All lines from the beginning of the listing through the line with "from matplotlib.patches import Rectangle" are to be copied word for word; the pictures are not.

# # # # #

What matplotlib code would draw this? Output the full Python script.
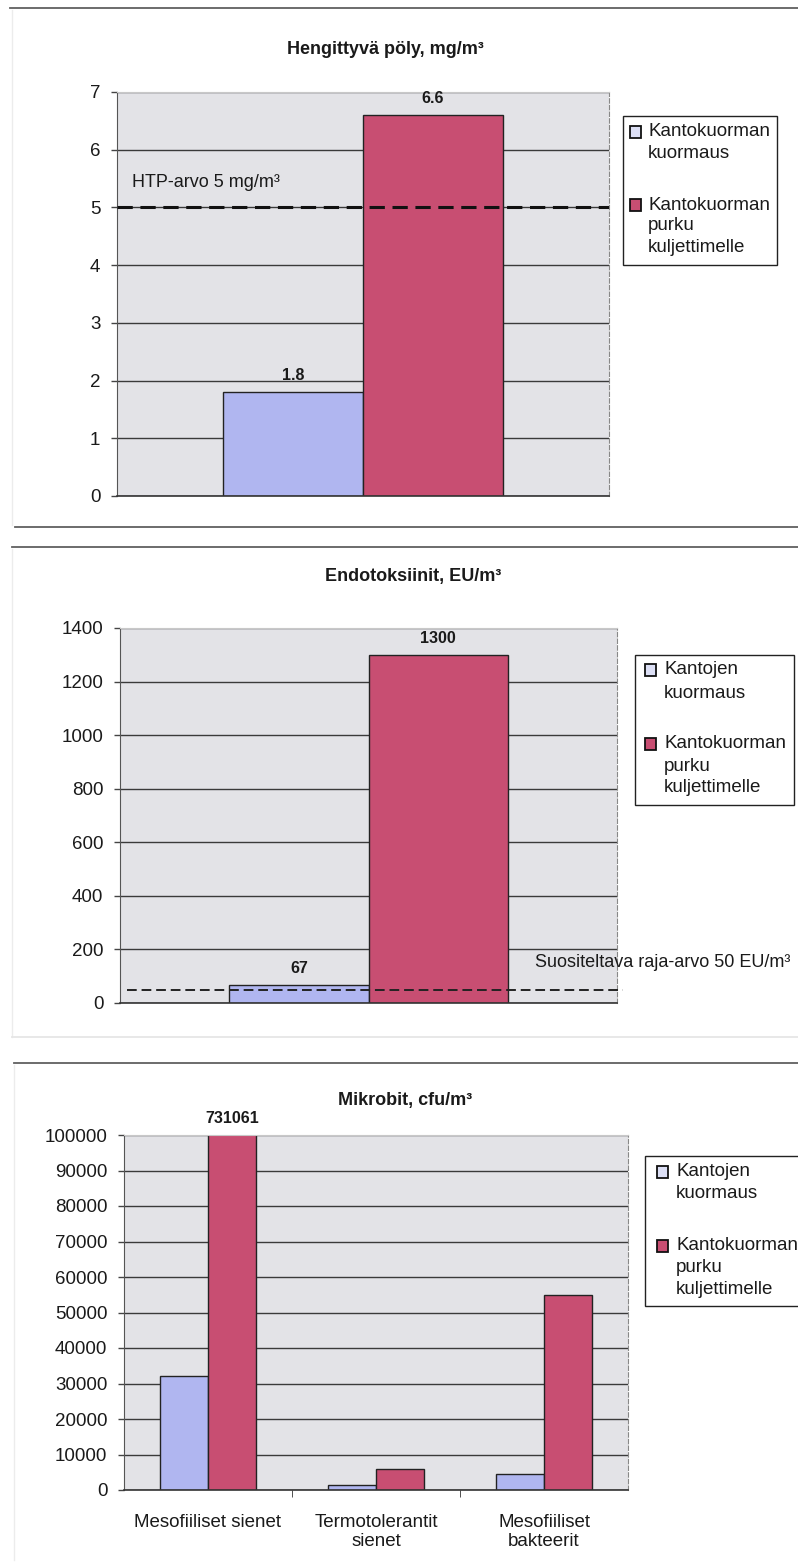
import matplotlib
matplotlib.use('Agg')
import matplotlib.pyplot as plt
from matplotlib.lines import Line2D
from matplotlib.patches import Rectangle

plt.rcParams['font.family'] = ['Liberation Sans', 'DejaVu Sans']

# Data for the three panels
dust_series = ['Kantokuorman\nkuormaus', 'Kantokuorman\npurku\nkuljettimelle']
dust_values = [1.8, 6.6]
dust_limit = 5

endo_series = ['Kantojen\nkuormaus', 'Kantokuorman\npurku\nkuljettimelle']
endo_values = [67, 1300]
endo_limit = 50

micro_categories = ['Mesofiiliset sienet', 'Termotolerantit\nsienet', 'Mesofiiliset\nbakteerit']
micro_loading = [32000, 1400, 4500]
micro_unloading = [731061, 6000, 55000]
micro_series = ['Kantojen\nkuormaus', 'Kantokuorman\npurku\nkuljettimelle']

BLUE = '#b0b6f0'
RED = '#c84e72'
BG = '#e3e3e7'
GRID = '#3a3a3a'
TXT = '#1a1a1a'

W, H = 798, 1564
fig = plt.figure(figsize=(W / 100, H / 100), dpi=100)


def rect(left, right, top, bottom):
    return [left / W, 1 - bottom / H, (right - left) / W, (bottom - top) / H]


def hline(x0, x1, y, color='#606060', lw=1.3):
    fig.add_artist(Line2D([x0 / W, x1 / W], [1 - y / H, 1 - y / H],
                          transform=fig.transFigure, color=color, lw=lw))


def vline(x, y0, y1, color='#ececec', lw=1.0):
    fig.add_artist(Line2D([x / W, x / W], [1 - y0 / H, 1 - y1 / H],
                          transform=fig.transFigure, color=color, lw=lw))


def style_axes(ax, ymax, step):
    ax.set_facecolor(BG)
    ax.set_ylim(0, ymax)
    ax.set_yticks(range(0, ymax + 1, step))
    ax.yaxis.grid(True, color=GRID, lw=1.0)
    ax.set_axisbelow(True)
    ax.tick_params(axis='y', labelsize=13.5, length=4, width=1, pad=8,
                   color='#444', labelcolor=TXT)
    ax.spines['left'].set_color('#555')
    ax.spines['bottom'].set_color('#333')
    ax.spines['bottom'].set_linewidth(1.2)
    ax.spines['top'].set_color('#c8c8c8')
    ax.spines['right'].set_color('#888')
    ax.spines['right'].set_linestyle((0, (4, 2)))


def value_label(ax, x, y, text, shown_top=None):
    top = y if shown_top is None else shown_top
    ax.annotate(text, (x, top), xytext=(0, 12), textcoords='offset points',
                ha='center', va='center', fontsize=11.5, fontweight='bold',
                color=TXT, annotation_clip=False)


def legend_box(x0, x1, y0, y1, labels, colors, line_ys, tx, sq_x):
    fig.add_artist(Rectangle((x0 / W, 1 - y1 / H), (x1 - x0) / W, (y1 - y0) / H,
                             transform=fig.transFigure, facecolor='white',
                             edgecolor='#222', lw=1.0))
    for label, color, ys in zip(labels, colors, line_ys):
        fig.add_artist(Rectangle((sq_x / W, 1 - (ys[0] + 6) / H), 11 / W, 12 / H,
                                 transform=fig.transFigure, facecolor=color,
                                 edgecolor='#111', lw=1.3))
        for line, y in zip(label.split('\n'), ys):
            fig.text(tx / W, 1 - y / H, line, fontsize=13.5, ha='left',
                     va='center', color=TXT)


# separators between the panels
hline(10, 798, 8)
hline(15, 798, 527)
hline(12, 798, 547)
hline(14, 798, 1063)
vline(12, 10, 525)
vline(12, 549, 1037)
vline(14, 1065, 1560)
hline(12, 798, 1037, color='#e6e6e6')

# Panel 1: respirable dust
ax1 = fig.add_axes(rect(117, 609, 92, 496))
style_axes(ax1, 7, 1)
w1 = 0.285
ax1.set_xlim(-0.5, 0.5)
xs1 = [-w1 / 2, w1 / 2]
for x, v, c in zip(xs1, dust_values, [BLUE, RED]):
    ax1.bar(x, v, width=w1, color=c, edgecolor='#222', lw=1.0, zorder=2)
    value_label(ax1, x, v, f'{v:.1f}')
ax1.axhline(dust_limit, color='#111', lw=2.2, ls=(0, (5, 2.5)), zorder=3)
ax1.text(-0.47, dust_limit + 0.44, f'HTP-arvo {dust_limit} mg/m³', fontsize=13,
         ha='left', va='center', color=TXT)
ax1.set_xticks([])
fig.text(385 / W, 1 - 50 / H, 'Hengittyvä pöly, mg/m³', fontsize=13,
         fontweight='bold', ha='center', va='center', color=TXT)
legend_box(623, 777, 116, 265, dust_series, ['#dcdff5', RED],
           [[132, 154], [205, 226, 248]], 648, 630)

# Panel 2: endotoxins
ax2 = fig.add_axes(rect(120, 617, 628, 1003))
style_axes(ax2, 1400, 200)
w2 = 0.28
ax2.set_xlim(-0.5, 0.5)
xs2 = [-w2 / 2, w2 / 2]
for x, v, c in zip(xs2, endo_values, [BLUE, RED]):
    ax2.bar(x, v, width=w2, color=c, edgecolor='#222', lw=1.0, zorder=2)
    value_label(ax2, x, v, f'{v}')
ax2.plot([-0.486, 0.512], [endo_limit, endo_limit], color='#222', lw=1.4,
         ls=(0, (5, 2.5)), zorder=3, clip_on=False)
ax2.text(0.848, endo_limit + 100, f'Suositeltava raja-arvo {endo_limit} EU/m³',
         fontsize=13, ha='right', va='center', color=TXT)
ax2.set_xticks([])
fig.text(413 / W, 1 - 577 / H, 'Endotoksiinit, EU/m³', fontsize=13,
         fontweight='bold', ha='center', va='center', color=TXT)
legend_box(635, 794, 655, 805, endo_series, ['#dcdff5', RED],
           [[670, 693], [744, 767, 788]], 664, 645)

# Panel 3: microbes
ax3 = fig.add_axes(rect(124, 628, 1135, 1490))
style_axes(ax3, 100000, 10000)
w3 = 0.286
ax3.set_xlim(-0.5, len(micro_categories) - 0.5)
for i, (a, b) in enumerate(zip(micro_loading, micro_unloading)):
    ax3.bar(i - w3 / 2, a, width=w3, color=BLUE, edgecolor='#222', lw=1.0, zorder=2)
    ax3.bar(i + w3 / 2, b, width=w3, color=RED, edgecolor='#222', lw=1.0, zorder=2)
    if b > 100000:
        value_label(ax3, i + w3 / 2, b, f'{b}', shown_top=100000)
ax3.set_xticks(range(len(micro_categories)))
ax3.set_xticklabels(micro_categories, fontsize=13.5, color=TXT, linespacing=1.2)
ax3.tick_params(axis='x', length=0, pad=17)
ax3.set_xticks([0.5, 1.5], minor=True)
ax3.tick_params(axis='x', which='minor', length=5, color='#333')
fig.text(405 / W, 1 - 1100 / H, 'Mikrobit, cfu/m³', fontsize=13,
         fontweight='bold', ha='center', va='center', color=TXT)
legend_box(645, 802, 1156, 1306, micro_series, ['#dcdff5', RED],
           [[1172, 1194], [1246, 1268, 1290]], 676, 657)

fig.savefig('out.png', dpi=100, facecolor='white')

# # # # #

— Result below —
What matplotlib code would draw this? Output the full Python script.
import matplotlib
matplotlib.use('Agg')
import matplotlib.pyplot as plt
from matplotlib.lines import Line2D
from matplotlib.patches import Rectangle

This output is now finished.